The House of Youssef by Yumna Kassab

‘What is a home?  Is it a house?  Is it where you are born?  Is it where you will be buried?’

A collection of short stories, divided into four different sections, set in Western Sydney.  The first section is a collection of vignettes, which capture small (and often unremarkable) moments in people’s lives.  The second section is a much longer and linked set of stories about the gradual disintegration of a family and is told from several different perspectives.  The third and fourth sections belong to two older first-generation migrants: a man and then a woman reflecting on the decisions they had made and their families.

‘Always it seems to me that I live between two worlds: the country where I was a child and this one here where my children were born.’

The people in these stories are ordinary people: first- or second-generation Lebanese migrants to Australia.  The themes explored include nostalgia, differences in custom, social isolation, and relationships.

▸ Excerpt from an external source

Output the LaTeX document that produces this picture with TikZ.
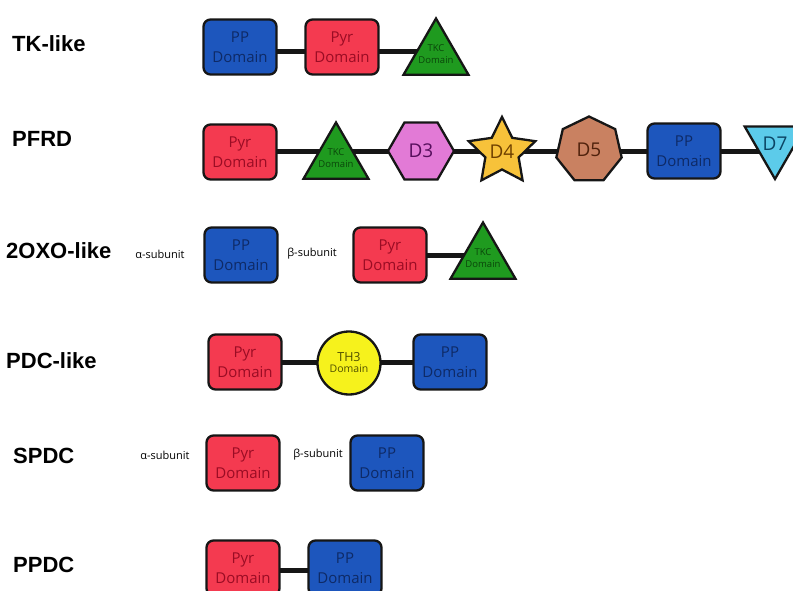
\documentclass[tikz,border=0pt]{standalone}
\usepackage{fontspec}
\setmainfont{Open Sans}
\newfontfamily\rowfont{Liberation Sans}
\usetikzlibrary{shapes.geometric,backgrounds}
\definecolor{bordc}{HTML}{161616}
\definecolor{ppfill}{HTML}{1D56BD}
\definecolor{pptext}{HTML}{0E2A66}
\definecolor{pyrfill}{HTML}{F43A50}
\definecolor{pyrtext}{HTML}{9A0C24}
\definecolor{tkcfill}{HTML}{1F9A1F}
\definecolor{tkctext}{HTML}{0A460A}
\definecolor{dthreefill}{HTML}{E27AD6}
\definecolor{dthreetext}{HTML}{560E5C}
\definecolor{dfourfill}{HTML}{F7C23A}
\definecolor{dfourtext}{HTML}{6E4000}
\definecolor{dfivefill}{HTML}{C98161}
\definecolor{dfivetext}{HTML}{50220C}
\definecolor{dsevenfill}{HTML}{5CCBEA}
\definecolor{dseventext}{HTML}{0B4464}
\definecolor{thfill}{HTML}{F6F21C}
\definecolor{thtext}{HTML}{505000}
\begin{document}
\begin{tikzpicture}[x=1pt,y=-1pt,
  outl/.style={draw=bordc, line width=2.3pt},
  dom/.style={outl, rounded corners=7pt, minimum width=73pt, minimum height=55pt,
    inner sep=0pt, align=center, font=\fontsize{15}{19.5}\selectfont},
  pp/.style={dom, fill=ppfill, text=pptext},
  pyr/.style={dom, fill=pyrfill, text=pyrtext},
  tkc/.style={outl, regular polygon, regular polygon sides=3, minimum size=75pt,
    inner sep=0pt, fill=tkcfill},
  tkctxt/.style={text=tkctext, align=center, inner sep=0pt, font=\fontsize{9.5}{12}\selectfont},
  dlab/.style={inner sep=0pt, font=\fontsize{19}{21}\selectfont},
  hexa/.style={outl, regular polygon, regular polygon sides=6, minimum size=66pt,
    fill=dthreefill, text=dthreetext, dlab},
  starn/.style={outl, star, star points=5, star point ratio=2.0, minimum size=70pt,
    fill=dfourfill, text=dfourtext, dlab},
  hepta/.style={outl, regular polygon, regular polygon sides=7, minimum size=67pt,
    fill=dfivefill, text=dfivetext, dlab},
  invtri/.style={outl, regular polygon, regular polygon sides=3, shape border rotate=180,
    minimum size=70pt, fill=dsevenfill, text=dseventext, dlab},
  thc/.style={outl, circle, minimum size=63pt, inner sep=0pt, fill=thfill, text=thtext, align=center},
  link/.style={draw=bordc, line width=5pt},
  rowlabel/.style={anchor=base west, inner sep=0pt, font=\rowfont\bfseries\fontsize{22}{26}\selectfont},
  subu/.style={inner sep=0pt, text=black, font=\fontsize{11}{12}\selectfont}
]
\useasboundingbox (0,0) rectangle (793,591);

% row labels
\node[rowlabel] (l1) at (12,52) {TK-like};
\node[rowlabel] (l2) at (12,147) {PFRD};
\node[rowlabel] (l3) at (6,258) {2OXO-like};
\node[rowlabel] (l4) at (6,368) {PDC-like};
\node[rowlabel] (l5) at (13,463) {SPDC};
\node[rowlabel] (l6) at (13,572) {PPDC};

% TK-like
\node[pp]  (tk1) at (240,47) {PP\\Domain};
\node[pyr] (tk2) at (342,47) {Pyr\\Domain};
\node[tkc] (tk3) at (436,56) {};
\node[tkctxt] (tk3t) at (436,54) {TKC\\Domain};

% PFRD
\node[pyr]   (pf1) at (240,152) {Pyr\\Domain};
\node[tkc]   (pf2) at (336,160) {};
\node[tkctxt] (pf2t) at (336,158) {TKC\\Domain};
\node[hexa]  (pf3) at (421,151) {D3};
\node[starn] (pf4) at (502,152) {D4};
\node[hepta] (pf5) at (589,150) {D5};
\node[pp]    (pf6) at (684,151) {PP\\Domain};
\node[invtri] (pf7) at (775,144) {D7};

% 2OXO-like
\node[subu] (ox0) at (160,254) {α-subunit};
\node[pp]   (ox1) at (241,255) {PP\\Domain};
\node[subu] (ox2) at (312,254) {β-subunit};
\node[pyr]  (ox3) at (390,255) {Pyr\\Domain};
\node[tkc]  (ox4) at (483,260) {};
\node[tkctxt] (ox4t) at (483,258) {TKC\\Domain};

% PDC-like
\node[pyr] (pd1) at (245,362) {Pyr\\Domain};
\node[thc] (pd2) at (349,363) {\fontsize{12.5}{14}\selectfont TH3\\[-1pt]\fontsize{10.5}{12}\selectfont Domain};
\node[pp]  (pd3) at (450,362) {PP\\Domain};

% SPDC
\node[subu] (sp0) at (165,455) {α-subunit};
\node[pyr]  (sp1) at (243,463) {Pyr\\Domain};
\node[subu] (sp2) at (318,455) {β-subunit};
\node[pp]   (sp3) at (387,463) {PP\\Domain};

% PPDC
\node[pyr] (pc1) at (243,568) {Pyr\\Domain};
\node[pp]  (pc2) at (345,568) {PP\\Domain};

\begin{scope}[on background layer]
  \draw[link] ([yshift=-5pt]tk1.center) -- ([yshift=-5pt]tk2.center);
  \draw[link] ([yshift=-5pt]tk2.center) -- ([yshift=-5pt]tk2.center -| tk3.center);
  \draw[link] (pf1.center) -- (pf1.center -| pf2.center);
  \draw[link] (pf1.center -| pf2.center) -- (pf1.center -| pf3.center);
  \draw[link] (pf1.center -| pf3.center) -- (pf1.center -| pf4.center);
  \draw[link] (pf1.center -| pf4.center) -- (pf1.center -| pf5.center);
  \draw[link] (pf1.center -| pf5.center) -- (pf1.center -| pf6.center);
  \draw[link] (pf1.center -| pf6.center) -- (pf1.center -| pf7.center);
  \draw[link] (ox3.center) -- (ox3.center -| ox4.center);
  \draw[link] (pd1.center) -- (pd1.center -| pd2.center);
  \draw[link] (pd1.center -| pd2.center) -- (pd1.center -| pd3.center);
  \draw[link] ([yshift=-2pt]pc1.center) -- ([yshift=-2pt]pc2.center);
\end{scope}
\end{tikzpicture}
\end{document}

I enjoyed this book: the vignettes (‘Motherland’) prepared me for the second section (‘The House of Youssef’) while the third and fourth sections (‘Homing’ and ‘Darkness, Speak’) enabled me to look at the consequence of emigration through different eyes. 

Emigration is never easy.  Those of us, like me, some generations removed from the experience of moving between countries take a lot for granted.  Those who move to countries with differences in culture and language are always straddling two worlds.

In her thoughtful, minimalist prose, Ms Kassab captures many of the challenges first and second-generation migrants face.  While this style will not appeal to every reader, I liked the opportunity it gave me to reflect on choice and consequence.